— Был он невысокого роста, и это, конечно, его мучило. В восьмом классе записался в секцию бокса и… стал учиться танцам. Мне объяснил это так: «Если я не станцую вальс на выпускном вечере, значит, я не стану офицером».

Офицером он стал. Не мог не стать с таким характером, как у него. У отца было знакомство в Севастопольском училище, а Женя пошел в самое трудное — Ленинградское имени Фрунзе. Видимо, на экзаменах все же срезался, так как второй раз поступал уже из армии. И поступил. В то самое-самое, в бывший Морской корпус. А Витька пошел в Севастопольское. Приезжал — взахлеб рассказывал о Средиземном море. Женя больше молчал. А потом оба брата попали служить вместе на Север, на атомный подплав. Вот с той поры все рассказы и прекратились. Виктора судьба забросила военно-морским советником в Индию. Он и сейчас там. Даже вот на похороны не отпустили. Как он там переживает, страшно подумать. Они же были, как близнецы, неразлучны.

* * *

Я вспомнил заполярный городок, скалы с необметенным ветрами снегом… Береговая казарма, где жил экипаж «Комсомольца». У тумбочки дневального — ведро с гвоздиками. Каюты и кубрики, которые враз стали музеями. Портреты их недавних обитателей, перевязанные по углам черными лентами. Таблички, выписанные черной тушью: «Погиб в море», «Погиб…» «Погиб…». И вдруг, как живое эхо, пометки погибшего старпома на «Доске контроля»: «16.02. Санация зубов всего экипажа. Передача актов. Проверка…»

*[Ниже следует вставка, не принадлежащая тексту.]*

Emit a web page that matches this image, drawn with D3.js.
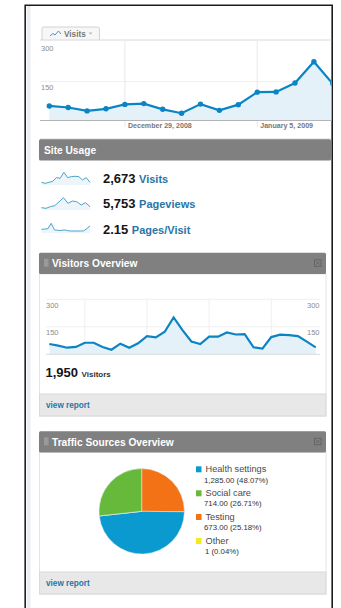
<!DOCTYPE html>
<html>
<head>
<meta charset="utf-8">
<script src="https://cdn.jsdelivr.net/npm/d3@7"></script>
<style>
html,body{margin:0;padding:0;background:#fff;overflow:hidden}
svg{display:block}
text{font-family:"Liberation Sans",Arial,sans-serif}
</style>
</head>
<body>
<svg id="report" width="341" height="608"></svg>
<script>
// Daily visits for the main timeline, from 25 Dec 2008
const visitsDaily = [56, 50, 37, 45, 62, 65, 43, 28, 63, 39, 61, 109, 110, 144, 226, 141];
// Daily visitors for the overview panel, from 25 Dec 2008
const visitorsDaily = [56, 47, 36, 40, 63, 63, 40, 25, 58, 36, 60, 99, 92, 123, 201, 132, 70, 56, 96, 96, 119, 108, 110, 38, 31, 94, 107, 105, 99, 69, 38];
const axisTicks = [150, 300];
const dateTicks = [new Date(2008, 11, 29), new Date(2009, 0, 5)];
const dateTickLabels = ["December 29, 2008", "January 5, 2009"];
const visitorGridDates = [new Date(2008, 11, 29), new Date(2009, 0, 5), new Date(2009, 0, 12), new Date(2009, 0, 19)];

// Site usage sparklines
const sparkVisits = [46, 29, 46, 64, 128, 116, 220, 128, 145, 151, 145, 87, 128, 46];
const sparkPageviews = [88, 62, 125, 162, 312, 464, 250, 338, 312, 188, 275, 125];
const sparkPagesPerVisit = [1.4, 1.5, 1.6, 3.5, 1.2, 1.05, 0.95, 1.2, 0.95, 0.8, 0.8, 0.8, 0.8, 0.85, 1.6, 2.6];
const usageValues = ["2,673", "5,753", "2.15"];
const usageNames = ["Visits", "Pageviews", "Pages/Visit"];

// Traffic sources, in the order they run clockwise round the pie
const sourceNames = ["Testing", "Health settings", "Other", "Social care"];
const sourceValues = [673, 1285, 1, 714];
const sourceColors = ["#f47216", "#0b9ad0", "#f2ec1c", "#66b93a"];
const legendOrder = ["Health settings", "Social care", "Testing", "Other"];
const legendDetails = ["1,285.00 (48.07%)", "714.00 (26.71%)", "673.00 (25.18%)", "1 (0.04%)"];

const BLUE = "#0a84c4", FILL = "#e5f1f8", LINK = "#2a74a6", BAR = "#808080", GRID = "#efefef", TICK = "#8c8c8c";
const svg = d3.select("#report");
const startDay = new Date(2008, 11, 25);
const dayAt = i => d3.timeDay.offset(startDay, i);

// Page frame and the pale strip down its left edge
svg.append("rect").attr("x", 27).attr("y", 6).attr("width", 3.5).attr("height", 602).attr("fill", "#e9edf2");
svg.append("path").attr("d", "M25.2,608V5.2H332.2V608").attr("fill", "none").attr("stroke", "#1c1c1c").attr("stroke-width", 1.6);

const defs = svg.append("defs");
defs.append("clipPath").attr("id", "frameClip").append("rect").attr("x", 30).attr("y", 6).attr("width", 301.4).attr("height", 140);

// Timeline tab
const tab = svg.append("g");
tab.append("path").attr("d", "M42,40V29q0,-2 2,-2H97.5q2,0 2,2V40").attr("fill", "#f7f7f7").attr("stroke", "#d2d2d2");
const tabLine = d3.line().x(d => d[0]).y(d => d[1]);
tab.append("path").attr("d", tabLine([[50, 36], [53, 33.5], [55, 35], [58.5, 31], [61, 34]])).attr("fill", "none").attr("stroke", "#4f93c4").attr("stroke-width", 1);
tab.append("text").attr("x", 64).attr("y", 36.8).attr("font-size", 8.2).attr("font-weight", 700).attr("fill", "#777").text("Visits");
tab.append("path").attr("d", "M88.5,32.5h4l-2,2.3z").attr("fill", "#bbb");

// Main timeline
const x1 = d3.scaleTime().domain([startDay, dayAt(30)]).range([49.3, 49.3 + 18.9 * 30]);
const y1 = d3.scaleLinear().domain([0, 300]).range([120.5, 42.5]);
const g1 = svg.append("g").attr("clip-path", "url(#frameClip)");
g1.append("line").attr("x1", 40).attr("x2", 332).attr("y1", 40).attr("y2", 40).attr("stroke", "#d8d8d8");
g1.append("line").attr("x1", 40).attr("x2", 332).attr("y1", y1(150)).attr("y2", y1(150)).attr("stroke", GRID);
g1.selectAll("line.vg").data(dateTicks).join("line").attr("class", "vg")
  .attr("x1", d => x1(d)).attr("x2", d => x1(d)).attr("y1", 41).attr("y2", 127).attr("stroke", "#e9e9e9");
const area1 = d3.area().x((d, i) => x1(dayAt(i))).y0(y1(0)).y1(d => y1(d));
const line1 = d3.line().x((d, i) => x1(dayAt(i))).y(d => y1(d));
g1.append("path").attr("d", area1(visitsDaily)).attr("fill", FILL);
g1.append("path").attr("d", line1(visitsDaily)).attr("fill", "none").attr("stroke", BLUE).attr("stroke-width", 2.2);
g1.selectAll("circle").data(visitsDaily).join("circle")
  .attr("cx", (d, i) => x1(dayAt(i))).attr("cy", d => y1(d)).attr("r", 2.7).attr("fill", BLUE);
g1.append("line").attr("x1", 40).attr("x2", 332).attr("y1", y1(0)).attr("y2", y1(0)).attr("stroke", "#b4b4b4");
g1.selectAll("text.dl").data(dateTicks).join("text").attr("class", "dl")
  .attr("x", d => x1(d) + 3).attr("y", 128.2).attr("font-size", 7.1).attr("font-weight", 700).attr("fill", "#777")
  .text((d, i) => dateTickLabels[i]);
svg.selectAll("text.yl").data(axisTicks).join("text").attr("class", "yl")
  .attr("x", 41).attr("y", d => y1(d) + 8.5).attr("font-size", 7.5).attr("fill", TICK).text(d => d);

// Section header bar, shared by the three panels
function headerBar(top, width, title, withGrip) {
  const g = svg.append("g");
  g.append("rect").attr("x", 39).attr("y", top).attr("width", width).attr("height", 21.2).attr("rx", 1.5).attr("fill", BAR);
  g.append("text").attr("x", withGrip ? 52 : 44).attr("y", top + 14.5).attr("font-size", 10.2).attr("font-weight", 700).attr("fill", "#fff").text(title);
  if (withGrip) {
    g.append("rect").attr("x", 44).attr("y", top + 6).attr("width", 4.5).attr("height", 8).attr("fill", "#9a9a9a");
    g.append("rect").attr("x", 314.5).attr("y", top + 7).attr("width", 6.5).attr("height", 6.5).attr("fill", "none").attr("stroke", "#5f5f5f").attr("stroke-width", 0.8);
    g.append("path").attr("d", `M316,${top + 8.5}l3.5,3.5m0,-3.5l-3.5,3.5`).attr("stroke", "#5f5f5f").attr("stroke-width", 0.7);
  }
}

// Panel body with its grey footer link
function panelBody(top, bottom) {
  svg.append("rect").attr("x", 39.5).attr("y", top).attr("width", 286.5).attr("height", bottom - top).attr("fill", "#fff").attr("stroke", "#e4e4e4");
  svg.append("rect").attr("x", 39.5).attr("y", bottom - 22).attr("width", 286.5).attr("height", 22).attr("fill", "#e8e8e8").attr("stroke", "#d9d9d9");
  svg.append("text").attr("x", 46).attr("y", bottom - 8).attr("font-size", 8.2).attr("font-weight", 700).attr("fill", LINK).text("view report");
}

// Site usage
svg.append("line").attr("x1", 40).attr("x2", 331).attr("y1", 139).attr("y2", 139).attr("stroke", "#d8d8d8");
headerBar(139.2, 292, "Site Usage", false);
const sparks = [sparkVisits, sparkPageviews, sparkPagesPerVisit];
const sparkBase = [185, 210, 233.3];
const sparkTop = [172.3, 197.7, 223.3];
const usageMid = [178.5, 203.5, 229];
sparks.forEach((s, k) => {
  const sx = d3.scaleLinear().domain([0, s.length - 1]).range([41.5, 90]);
  const sy = d3.scaleLinear().domain([0, d3.max(s)]).range([sparkBase[k], sparkTop[k]]);
  svg.append("path").attr("d", d3.area().x((d, i) => sx(i)).y0(sparkBase[k]).y1(d => sy(d))(s)).attr("fill", "#edf5fa");
  svg.append("path").attr("d", d3.line().x((d, i) => sx(i)).y(d => sy(d))(s)).attr("fill", "none").attr("stroke", "#4ba3c7").attr("stroke-width", 1);
  const label = svg.append("text").attr("x", 103).attr("y", usageMid[k] + 4.5).attr("font-weight", 700);
  label.append("tspan").attr("font-size", 13).attr("fill", "#151515").text(usageValues[k]);
  label.append("tspan").attr("dx", 3.5).attr("font-size", 11).attr("fill", LINK).text(usageNames[k]);
});

// Visitors overview
panelBody(274, 416);
headerBar(252.8, 287, "Visitors Overview", true);
const x2 = d3.scaleTime().domain([startDay, dayAt(30)]).range([49.3, 315.7]);
const y2 = d3.scaleLinear().domain([0, 300]).range([354.3, 299.3]);
const g2 = svg.append("g");
g2.selectAll("line.hg").data(axisTicks).join("line").attr("class", "hg")
  .attr("x1", 46).attr("x2", 320).attr("y1", d => y2(d)).attr("y2", d => y2(d)).attr("stroke", GRID);
g2.selectAll("line.vg").data(visitorGridDates).join("line").attr("class", "vg")
  .attr("x1", d => x2(d)).attr("x2", d => x2(d)).attr("y1", y2(300)).attr("y2", y2(0)).attr("stroke", GRID);
g2.append("path").attr("d", d3.area().x((d, i) => x2(dayAt(i))).y0(y2(0)).y1(d => y2(d))(visitorsDaily)).attr("fill", FILL);
g2.append("line").attr("x1", 46).attr("x2", 320).attr("y1", y2(0)).attr("y2", y2(0)).attr("stroke", "#dcdcdc");
g2.append("path").attr("d", d3.line().x((d, i) => x2(dayAt(i))).y(d => y2(d))(visitorsDaily)).attr("fill", "none").attr("stroke", BLUE).attr("stroke-width", 2.2);
g2.selectAll("text.yl").data(axisTicks).join("text").attr("class", "yl")
  .attr("x", 46).attr("y", d => y2(d) + 8.3).attr("font-size", 7.5).attr("fill", TICK).text(d => d);
g2.selectAll("text.yr").data(axisTicks).join("text").attr("class", "yr")
  .attr("x", 319.5).attr("y", d => y2(d) + 8.3).attr("text-anchor", "end").attr("font-size", 7.5).attr("fill", TICK).text(d => d);
const vis = svg.append("text").attr("x", 45.5).attr("y", 376.5).attr("font-weight", 700);
vis.append("tspan").attr("font-size", 13).attr("fill", "#151515").text("1,950");
vis.append("tspan").attr("dx", 3.5).attr("font-size", 8).attr("fill", "#333").text("Visitors");

// Traffic sources overview
panelBody(452, 594);
headerBar(431.3, 287, "Traffic Sources Overview", true);
const pie = d3.pie().sort(null).value(d => d);
const arc = d3.arc().innerRadius(0).outerRadius(42.7);
svg.append("g").attr("transform", "translate(141.7,511.3)").selectAll("path").data(pie(sourceValues)).join("path")
  .attr("d", arc).attr("fill", (d, i) => sourceColors[i]).attr("stroke", "#e8f1f4").attr("stroke-width", 0.5);
const legendY = [469.3, 493.3, 517, 541];
const legendDetailY = [480, 503.3, 527, 551.5];
const legendDetailX = [204, 204, 204, 205];
legendOrder.forEach((name, k) => {
  const c = sourceColors[sourceNames.indexOf(name)];
  svg.append("rect").attr("x", 196).attr("y", legendY[k] - 3).attr("width", 5.5).attr("height", 6).attr("fill", c);
  svg.append("text").attr("x", 205.5).attr("y", legendY[k] + 3).attr("font-family", "DejaVu Sans").attr("font-size", 9.2).attr("fill", "#4a4a4a").text(name);
  svg.append("text").attr("x", legendDetailX[k]).attr("y", legendDetailY[k] + 2.7).attr("font-family", "Liberation Sans").attr("font-size", 7.8).attr("fill", "#333").text(legendDetails[k]);
});
</script>
</body>
</html>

В каюте Ванина царил посмертный порядок. Две гвоздички у портрета. Скорбный взгляд Ленина с репродукции. Противогаз с отнюдь не музейной, фанерной бирочкой: «Кап. 1 р. Е. Ванин». На стене выписка из книги Леонида Соболева: «Командир — душа и воля корабля, его мужество и спасение, его честь и совесть». То было его кредо.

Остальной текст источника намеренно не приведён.